-- START --

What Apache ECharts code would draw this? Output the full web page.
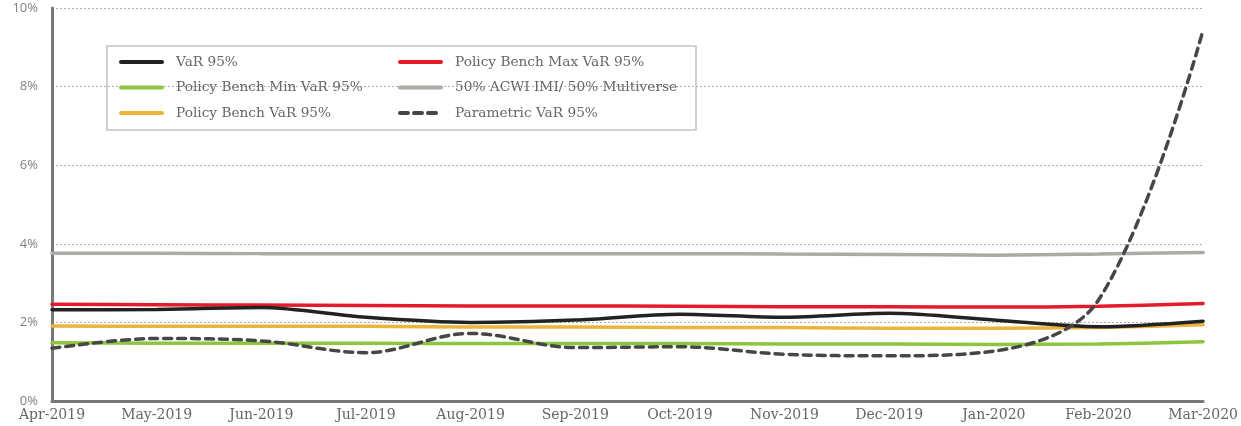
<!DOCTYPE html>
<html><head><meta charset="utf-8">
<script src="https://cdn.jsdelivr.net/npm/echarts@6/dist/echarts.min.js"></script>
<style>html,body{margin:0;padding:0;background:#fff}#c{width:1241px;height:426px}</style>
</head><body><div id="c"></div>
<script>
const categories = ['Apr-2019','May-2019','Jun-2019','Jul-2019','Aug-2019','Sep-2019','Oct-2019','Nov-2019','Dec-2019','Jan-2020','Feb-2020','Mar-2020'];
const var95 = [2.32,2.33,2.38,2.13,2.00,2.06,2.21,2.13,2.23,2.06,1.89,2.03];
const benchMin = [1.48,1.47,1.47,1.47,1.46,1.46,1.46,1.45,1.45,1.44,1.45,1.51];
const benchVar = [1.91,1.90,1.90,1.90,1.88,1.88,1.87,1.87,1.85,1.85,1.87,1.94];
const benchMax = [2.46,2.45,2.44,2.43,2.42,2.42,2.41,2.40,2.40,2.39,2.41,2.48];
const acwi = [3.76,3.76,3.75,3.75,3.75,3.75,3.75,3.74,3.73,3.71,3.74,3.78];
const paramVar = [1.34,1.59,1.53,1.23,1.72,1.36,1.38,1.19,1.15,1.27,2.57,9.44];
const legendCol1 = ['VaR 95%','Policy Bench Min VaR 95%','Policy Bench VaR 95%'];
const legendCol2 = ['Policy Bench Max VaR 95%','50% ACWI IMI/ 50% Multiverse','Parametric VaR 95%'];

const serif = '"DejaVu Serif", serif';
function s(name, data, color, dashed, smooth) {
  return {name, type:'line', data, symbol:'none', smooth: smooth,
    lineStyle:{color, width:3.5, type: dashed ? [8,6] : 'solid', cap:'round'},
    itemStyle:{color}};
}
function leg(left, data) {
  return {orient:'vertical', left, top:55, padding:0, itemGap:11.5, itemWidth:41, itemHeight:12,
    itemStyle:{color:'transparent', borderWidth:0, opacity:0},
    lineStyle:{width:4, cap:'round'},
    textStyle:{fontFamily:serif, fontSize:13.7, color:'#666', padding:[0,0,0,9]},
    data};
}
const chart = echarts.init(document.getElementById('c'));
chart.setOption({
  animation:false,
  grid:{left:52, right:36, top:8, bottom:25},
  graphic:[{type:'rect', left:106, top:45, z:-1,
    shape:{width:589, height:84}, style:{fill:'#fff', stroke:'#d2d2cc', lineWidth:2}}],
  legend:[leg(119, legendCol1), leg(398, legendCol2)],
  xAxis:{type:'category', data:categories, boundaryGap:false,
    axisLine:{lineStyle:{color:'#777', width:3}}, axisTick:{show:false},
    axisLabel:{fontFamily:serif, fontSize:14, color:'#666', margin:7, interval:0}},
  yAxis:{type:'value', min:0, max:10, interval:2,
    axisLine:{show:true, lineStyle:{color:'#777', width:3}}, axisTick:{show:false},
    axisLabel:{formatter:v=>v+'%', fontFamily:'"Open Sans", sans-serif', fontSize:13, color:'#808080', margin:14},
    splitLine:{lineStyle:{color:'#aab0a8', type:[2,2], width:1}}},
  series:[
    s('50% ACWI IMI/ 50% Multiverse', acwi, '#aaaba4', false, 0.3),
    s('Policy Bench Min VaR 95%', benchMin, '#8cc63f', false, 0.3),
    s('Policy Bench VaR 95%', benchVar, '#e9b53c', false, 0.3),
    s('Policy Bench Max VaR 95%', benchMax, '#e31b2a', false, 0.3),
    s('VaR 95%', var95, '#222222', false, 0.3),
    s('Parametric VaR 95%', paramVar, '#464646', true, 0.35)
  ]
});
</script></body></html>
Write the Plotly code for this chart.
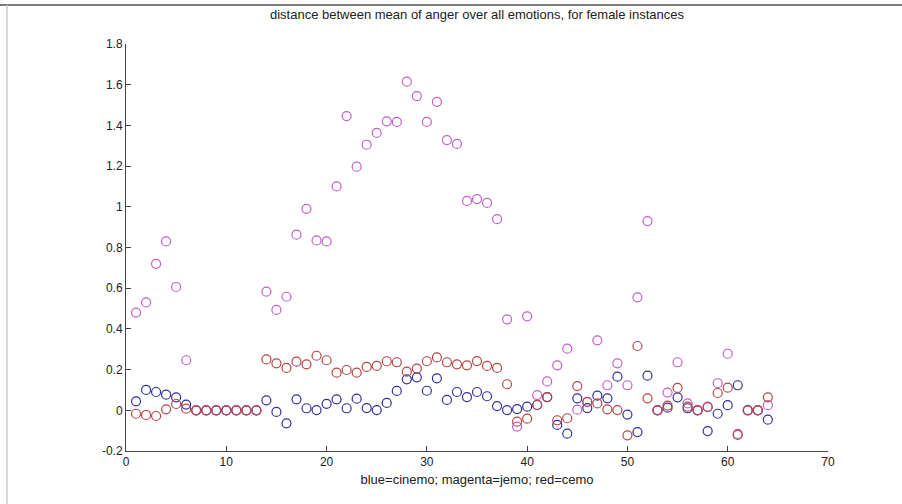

-- END --

WHAT THE TASK REQUIRES:
Among the lines of the material, find those that hold the word "code" and copy them.

TASK RESPONSE:
What Apache ECharts code would draw this? Output the full web page.
Write the Plotly code for this chart.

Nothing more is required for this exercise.